← Back to context

Comment by psb217

1 year ago

Well, that's what Transformer already does... One problem with the scaling you're describing is that there would be a massive amount of redundant information stored in hidden activations during training the RNN. The hidden state at each time step t in the sequence would need to contain all info that (i) could be useful for predicting the token at time t and (ii) that could be useful for predicting tokens at times >t. (i) is obvious and (ii) is since all information about the past is transferred to future predictions through the current hidden state. In principle, Transformers can avoid storing redundant info in multiple hidden states at the cost of having to maintain and access (via attention) a larger hidden state at test/eval time.

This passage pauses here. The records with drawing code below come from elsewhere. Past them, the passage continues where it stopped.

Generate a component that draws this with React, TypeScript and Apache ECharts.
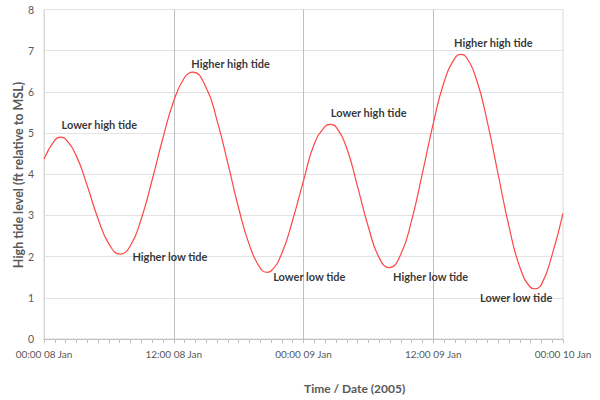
import React, { useEffect, useRef } from "react";
import * as echarts from "echarts";

// Hours since 00:00 08 Jan 2005
const xTickHours = [0, 12, 24, 36, 48];
const xTickLabels = ["00:00 08 Jan", "12:00 08 Jan", "00:00 09 Jan", "12:00 09 Jan", "00:00 10 Jan"];

// Readings of the tide level (ft relative to MSL): hourly values plus the high/low turning points
const tideHours = [
  0, 1, 1.54, 2, 3, 4, 5, 6, 7.05, 8, 9, 10, 11, 12, 13, 13.75,
  15, 16, 17, 18, 19, 20, 20.64, 21, 22, 23, 24, 25, 26, 26.47,
  27, 28, 29, 30, 31, 31.93, 33, 34, 35, 36, 37, 38, 38.55,
  39, 40, 41, 42, 43, 44, 45, 45.35, 46, 47, 48,
];
const tideLevels = [
  4.37, 4.83, 4.9, 4.85, 4.44, 3.72, 2.92, 2.31, 2.06, 2.27, 2.92, 3.86, 4.88, 5.78, 6.35, 6.48,
  6.1, 5.31, 4.27, 3.18, 2.28, 1.72, 1.62, 1.65, 2.08, 2.89, 3.84, 4.74, 5.16, 5.21,
  5.15, 4.63, 3.7, 2.72, 1.97, 1.73, 2.06, 2.88, 4.03, 5.23, 6.24, 6.82, 6.91,
  6.86, 6.3, 5.27, 4.0, 2.74, 1.75, 1.25, 1.22, 1.32, 2.05, 3.05,
];

const noteTexts = [
  "Lower high tide",
  "Higher low tide",
  "Higher high tide",
  "Lower low tide",
  "Lower high tide",
  "Higher low tide",
  "Higher high tide",
  "Lower low tide",
];
const noteHours = [1.57, 8.13, 13.58, 21.15, 26.48, 32.24, 37.88, 40.28];
const noteLevels = [5.2, 2.01, 6.68, 1.51, 5.49, 1.51, 7.2, 1.0];

const yTicks = [0, 1, 2, 3, 4, 5, 6, 7, 8];

const FONT = "Lato, 'Open Sans', sans-serif";

export default function App() {
  const ref = useRef<HTMLDivElement>(null);

  useEffect(() => {
    if (!ref.current) return;
    const chart = echarts.init(ref.current, undefined, { renderer: "svg" });
    const option = {
      animation: false,
      backgroundColor: "#ffffff",
      grid: {
        left: 44,
        right: 37,
        top: 9.5,
        bottom: 61,
        show: true,
        borderColor: "#d9d9d9",
        borderWidth: 1,
      },
      xAxis: {
        type: "value",
        min: xTickHours[0],
        max: xTickHours[xTickHours.length - 1],
        interval: 12,
        axisLine: { show: true, lineStyle: { color: "#bfbfbf", width: 1 } },
        axisTick: { show: true, length: 4, lineStyle: { color: "#bfbfbf" } },
        minorTick: { show: true, splitNumber: 12, length: 4, lineStyle: { color: "#bfbfbf" } },
        splitLine: {
          show: true,
          showMinLine: false,
          showMaxLine: false,
          lineStyle: { color: "#bfbfbf", width: 1 },
        },
        axisLabel: {
          color: "#595959",
          fontSize: 10,
          fontFamily: FONT,
          margin: 10,
          formatter: (v: number) => {
            const i = xTickHours.indexOf(v);
            return i >= 0 ? xTickLabels[i] : "";
          },
        },
      },
      yAxis: {
        type: "value",
        min: yTicks[0],
        max: yTicks[yTicks.length - 1],
        interval: 1,
        axisLine: { show: true, lineStyle: { color: "#d9d9d9" } },
        axisTick: { show: false },
        splitLine: { show: true, lineStyle: { color: "#e3e3e3", width: 1 } },
        axisLabel: {
          color: "#595959",
          fontSize: 10.5,
          fontFamily: FONT,
          margin: 10,
        },
      },
      graphic: [
        {
          type: "text",
          x: 18.5,
          y: 175,
          rotation: Math.PI / 2,
          style: {
            text: "High tide level (ft relative to MSL)",
            align: "center",
            verticalAlign: "middle",
            fontSize: 12.5,
            fontWeight: "bold",
            fontFamily: FONT,
            fill: "#595959",
          },
        },
        {
          type: "text",
          x: 304,
          y: 388,
          style: {
            text: "Time / Date (2005)",
            align: "left",
            verticalAlign: "middle",
            fontSize: 12,
            fontWeight: "bold",
            fontFamily: FONT,
            fill: "#595959",
          },
        },
      ],
      series: [
        {
          type: "line",
          data: tideHours.map((h, i) => [h, tideLevels[i]]),
          smooth: 0.5,
          showSymbol: false,
          symbol: "none",
          lineStyle: { color: "#ff4545", width: 1.2 },
          silent: true,
          z: 3,
        },
        {
          type: "scatter",
          data: noteHours.map((h, i) => [h, noteLevels[i]]),
          symbolSize: 1,
          itemStyle: { color: "rgba(0,0,0,0)" },
          silent: true,
          z: 4,
          label: {
            show: true,
            position: "right",
            distance: 0,
            color: "#000000",
            fontSize: 11,
            fontWeight: "bold",
            fontFamily: FONT,
            formatter: (p: any) => noteTexts[p.dataIndex],
          },
        },
      ],
    };
    chart.setOption(option as any);
    return () => chart.dispose();
  }, []);

  return <div ref={ref} style={{ width: 600, height: 400, position: "absolute", left: 0, top: 0 }} />;
}
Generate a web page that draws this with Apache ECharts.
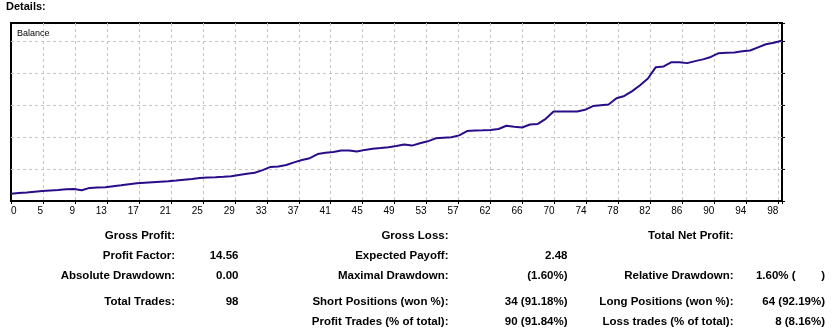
<!DOCTYPE html>
<html>
<head>
<meta charset="utf-8">
<script src="https://cdn.jsdelivr.net/npm/echarts@6/dist/echarts.min.js"></script>
<style>
  html, body { margin: 0; padding: 0; background: #ffffff; }
  #chart { width: 836px; height: 332px; }
</style>
</head>
<body>
<div id="chart"></div>
<script>
// Account balance after each closed trade (trade 0 .. 98)
const balance = [
  1011.4, 1012.5, 1013.4, 1014.5, 1015.6, 1016.4, 1017.2, 1018.3, 1018.8, 1016.7,
  1020.5, 1021.1, 1021.7, 1023.1, 1024.5, 1026.1, 1027.7, 1028.6, 1029.4, 1030.2,
  1030.9, 1032.0, 1033.3, 1034.5, 1035.9, 1036.7, 1037.3, 1038.0, 1038.8, 1040.8,
  1042.7, 1044.2, 1048.3, 1053.3, 1053.9, 1056.4, 1060.5, 1064.2, 1067.0, 1073.4,
  1075.5, 1076.7, 1078.9, 1079.1, 1077.5, 1080.0, 1081.6, 1082.8, 1084.1, 1086.1,
  1088.3, 1086.7, 1090.5, 1093.4, 1098.1, 1099.1, 1099.7, 1102.7, 1109.4, 1110.2,
  1110.6, 1111.1, 1112.7, 1117.8, 1116.1, 1115.0, 1119.7, 1120.6, 1128.6, 1140.0,
  1140.0, 1140.0, 1140.2, 1142.7, 1148.6, 1149.8, 1150.9, 1160.8, 1164.4, 1171.9,
  1181.1, 1191.7, 1209.5, 1210.6, 1217.2, 1217.2, 1215.8, 1218.9, 1221.7, 1225.5,
  1231.3, 1232.2, 1232.5, 1234.5, 1235.5, 1240.5, 1245.3, 1247.8, 1250.9
];

// Trade-number labels printed under the vertical grid lines
const xTickLabels = ['0', '5', '9', '13', '17', '21', '25', '29', '33', '37', '41', '45', '49',
  '53', '57', '62', '66', '70', '74', '78', '82', '86', '90', '94', '98'];

// Summary table, one array per column
const labelsCol1 = ['Gross Profit:', 'Profit Factor:', 'Absolute Drawdown:', 'Total Trades:', ''];
const valuesCol1 = ['', '14.56', '0.00', '98', ''];
const labelsCol2 = ['Gross Loss:', 'Expected Payoff:', 'Maximal Drawdown:', 'Short Positions (won %):', 'Profit Trades (% of total):'];
const valuesCol2 = ['', '2.48', '(1.60%)', '34 (91.18%)', '90 (91.84%)'];
const labelsCol3 = ['Total Net Profit:', '', 'Relative Drawdown:', 'Long Positions (won %):', 'Loss trades (% of total):'];
const valuesCol3 = ['', '', '1.60% (        )', '64 (92.19%)', '8 (8.16%)'];

// Layout of the table (right edge of each column, vertical centre of each row)
const columnRightX = [175, 238.5, 448.5, 567.5, 733.5, 825];
const rowY = [235.5, 255.5, 275.5, 302, 322];
const tableColumns = [labelsCol1, valuesCol1, labelsCol2, valuesCol2, labelsCol3, valuesCol3];

const textFont = '"Liberation Sans", Arial, sans-serif';
const gridColor = '#c4c4c4';

const graphics = [{
  type: 'text', x: 6, y: 7,
  style: { text: 'Details:', font: 'bold 11px ' + textFont, fill: '#000', align: 'left', verticalAlign: 'middle' }
}];
tableColumns.forEach((col, c) => {
  col.forEach((txt, r) => {
    if (!txt) return;
    graphics.push({
      type: 'text', x: columnRightX[c], y: rowY[r],
      style: { text: txt, font: 'bold 11.5px ' + textFont, fill: '#000', align: 'right', verticalAlign: 'middle' }
    });
  });
});

const xInterval = 4.066;
const yMin = 1000, yMax = 1278.6, yInterval = 50;

const dashedSplit = {
  show: true, showMinLine: false, showMaxLine: false,
  lineStyle: { color: gridColor, type: [3, 3], width: 1 }
};

const chart = echarts.init(document.getElementById('chart'), null, { renderer: 'canvas' });
chart.setOption({
  animation: false,
  backgroundColor: '#ffffff',
  title: {
    text: 'Balance', left: 12, top: 24,
    textStyle: { fontFamily: textFont, fontSize: 9, fontWeight: 'normal', color: '#000' }
  },
  grid: {
    left: 11, right: 54, top: 23, bottom: 131,
    show: true, borderColor: '#000', borderWidth: 2, backgroundColor: 'transparent'
  },
  xAxis: {
    type: 'value', min: 0, max: 98.05, interval: xInterval,
    axisLine: { show: true, lineStyle: { color: '#000', width: 2 } },
    axisTick: { show: true, length: 3, lineStyle: { color: '#000' } },
    splitLine: dashedSplit,
    axisLabel: {
      show: true, align: 'right', alignMinLabel: 'left', margin: 5,
      fontFamily: textFont, fontSize: 10, color: '#000',
      showMaxLabel: true,
      formatter: (v, i) => (xTickLabels[i] !== undefined ? xTickLabels[i] : '')
    }
  },
  yAxis: [{
    type: 'value', min: yMin, max: yMax, interval: yInterval,
    axisLine: { show: false }, axisTick: { show: false }, axisLabel: { show: false },
    splitLine: dashedSplit
  }, {
    type: 'value', position: 'right', min: yMin, max: yMax, interval: yInterval,
    axisLine: { show: false },
    axisTick: { show: true, length: 3, lineStyle: { color: '#000' } },
    axisLabel: { show: false }, splitLine: { show: false }
  }],
  series: [{
    type: 'line',
    data: balance.map((v, i) => [i, v]),
    showSymbol: false,
    lineStyle: { color: '#2a0c88', width: 2 },
    silent: true
  }],
  graphic: graphics
});
</script>
</body>
</html>
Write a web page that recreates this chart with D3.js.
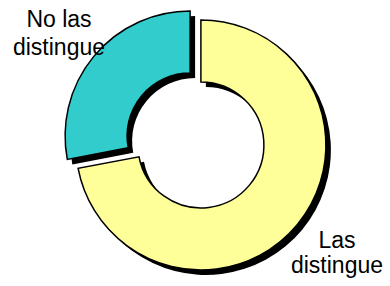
<!DOCTYPE html>
<html lang="es">
<head>
	<meta charset="utf-8" />
	<title>Las distingue</title>
	<script src="https://cdnjs.cloudflare.com/ajax/libs/d3/7.8.5/d3.min.js"></script>
	<style>
		body { margin: 0; background: #fff; }
		svg { display: block; }
		text { font-family: Arial, "Liberation Sans", sans-serif; font-size: 23px; fill: #000; }
	</style>
</head>
<body>
	<svg width="390" height="286"></svg>
	<script>
		const categories = ["Las distingue", "No las distingue"];
		const values = [72, 28];
		const labelLines = [["Las", "distingue"], ["No las", "distingue"]];

		const colors = d3.scaleOrdinal()
			.domain(categories)
			.range(["#FFFF99", "#33CCCC"]);

		const cx = 195.5, cy = 140.5;
		const outerR = 125, innerR = 63;
		const explode = 7;
		const shadow = 5;

		// label anchor points (x, first baseline)
		const labelPos = [[337, 248], [59, 27]];
		const lineGap = [25, 28];

		let svg = d3.select('svg');

		let pie = d3.pie().sort(null).value(d => d.value);
		let arc = d3.arc().innerRadius(innerR).outerRadius(outerR);

		let slices = pie(categories.map((c, i) => ({ name: c, value: values[i] })));

		function offset(d) {
			let a = (d.startAngle + d.endAngle) / 2;
			return [cx + explode * Math.sin(a), cy - explode * Math.cos(a)];
		}

		let g = svg.append('g');

		// shadows first
		g.selectAll('path.shadow')
			.data(slices)
			.enter()
			.append('path')
			.attr('class', 'shadow')
			.attr('d', arc)
			.attr('fill', '#000')
			.attr('transform', d => {
				let p = offset(d);
				return `translate(${p[0] + shadow},${p[1] + shadow})`;
			});

		g.selectAll('path.slice')
			.data(slices)
			.enter()
			.append('path')
			.attr('class', 'slice')
			.attr('d', arc)
			.attr('fill', d => colors(d.data.name))
			.attr('stroke', '#000')
			.attr('stroke-width', 1.5)
			.attr('stroke-linejoin', 'miter')
			.attr('transform', d => {
				let p = offset(d);
				return `translate(${p[0]},${p[1]})`;
			});

		labelLines.forEach((lines, i) => {
			let t = svg.append('text')
				.attr('text-anchor', 'middle');
			lines.forEach((line, j) => {
				t.append('tspan')
					.attr('x', labelPos[i][0])
					.attr('y', labelPos[i][1] + j * lineGap[i])
					.text(line);
			});
		});
	</script>
</body>
</html>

> there would be a massive amount of redundant information stored in hidden activations

Is there a way to prove this? One potential caveat that comes to mind for me is that perhaps the action of lerping between the old state and the new could be used by the model to perform semantically meaningful transformations on the old state. I guess in my mind it just doesn't seem obvious that the hidden state is necessarily a collection of "redundant information" — perhaps the information is culled/distilled the further along in the sequence you go? There will always be some redundancy, sure, but I don't think that such redundancy necessarily means we have to use superlinear methods like attention.

  • All information about the past which will be available for predicting future tokens must be stored in the present state. So, if some bits of info about some past tokens at times less than t_p will be used for predicting some future token at time t_f, those bits must be passed through all states at times from t_p to t_f. The bits are passed through the recurrence. Once information about past tokens is lost from the hidden state it is gone forever, so it must be stored and carried across many steps up until it finally becomes useful.

    The information cost of making the RNN state way bigger is high when done naively, but maybe someone can figure out a clever way to avoid storing full hidden states in memory during training or big improvements in hardware could make memory use less of a bottleneck.

    • > The information cost of making the RNN state way bigger is high when done naively, but maybe someone can figure out a clever way to avoid storing full hidden states in memory during training or big improvements in hardware could make memory use less of a bottleneck.

      Isn't this essentially what Mamba [1] does via its 'Hardware-aware Algorithm'?

      [1] https://arxiv.org/pdf/2312.00752